In this brief reflection on peace, I must admit that I don’t possess anywhere near the peace that I want to enjoy.  But I am truly waking up to the idea that “peace” whether it is biblically supported or not, is one of God’s greatest gifts to us and am moved to pray, “Lord God, we thank you for your love and we thank you for your joy.  But Lord God, there is something that is missing from our souls and from our culture as a whole, and that is your peace.  Lord God please shower every soul in the United States of America and every soul in the world with your peace.  Lord God, please bless the holy spirit within each of us to turn peace on at the center of our souls like a faucet.  Lord God please create suns of peace which radiate peace’s soothing presence to us all. Lord God please inundate every aspect of our beings with peace.  And Lord God, please bring peace to all of our relationships and enable us to seek peace out with our friends, acquaintances, and enemies.  Lord God, I know that love is the answer but peace is most definitely a close second and our lives have become so fraught with unhealthy levels of technological and social stimulus and over booked schedules full of frenzy and stress.  So Mother-Father God, please bless every single one of us with the sublime fragrance of peace so that we can appreciate the changing of the seasons and we can approach every life circumstance with the serenity of gratitude. In Jesus Name I pray, Amen.”

2 thoughts on “The Elusive Power of Peace

  1. I find it difficult to take literally anything Jesus said as most of these books were written long after his crucifiction and many by people who never met or heard him speak.
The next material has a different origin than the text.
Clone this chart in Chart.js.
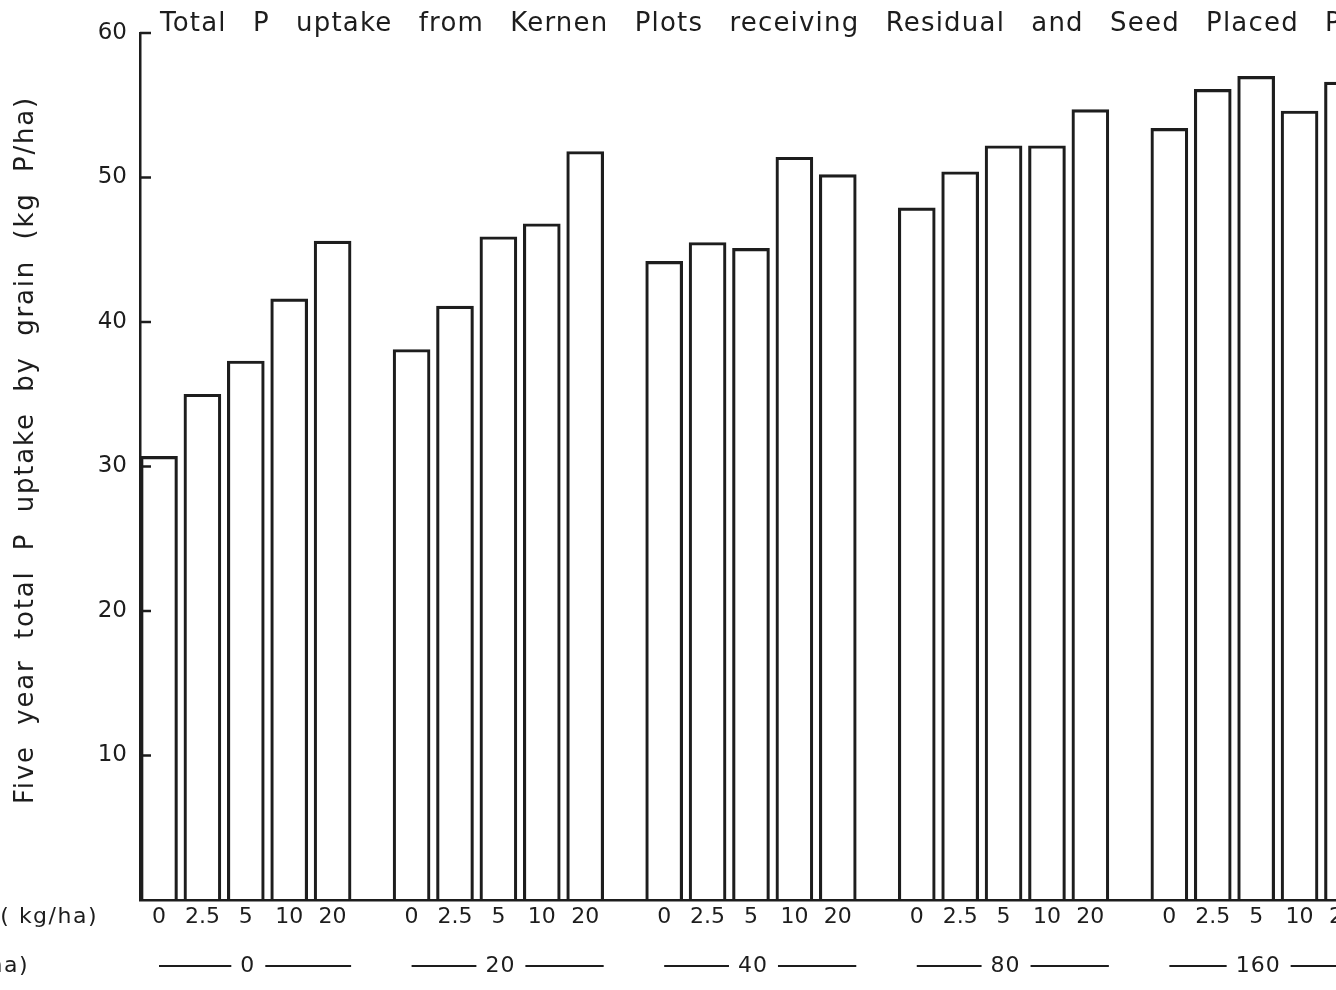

We have thier own personal agends and attitudes along with His words.

  2. Thank you for that very appropriate observation. I concur that we really have no idea of exactly what Jesus did or did not say. But I still believe that we need to use the witnesses we have, as imperfect and problematic as they may be. In the end, it’s all a grand mystery and I count the only “perfect” constant to be God’s love for us all.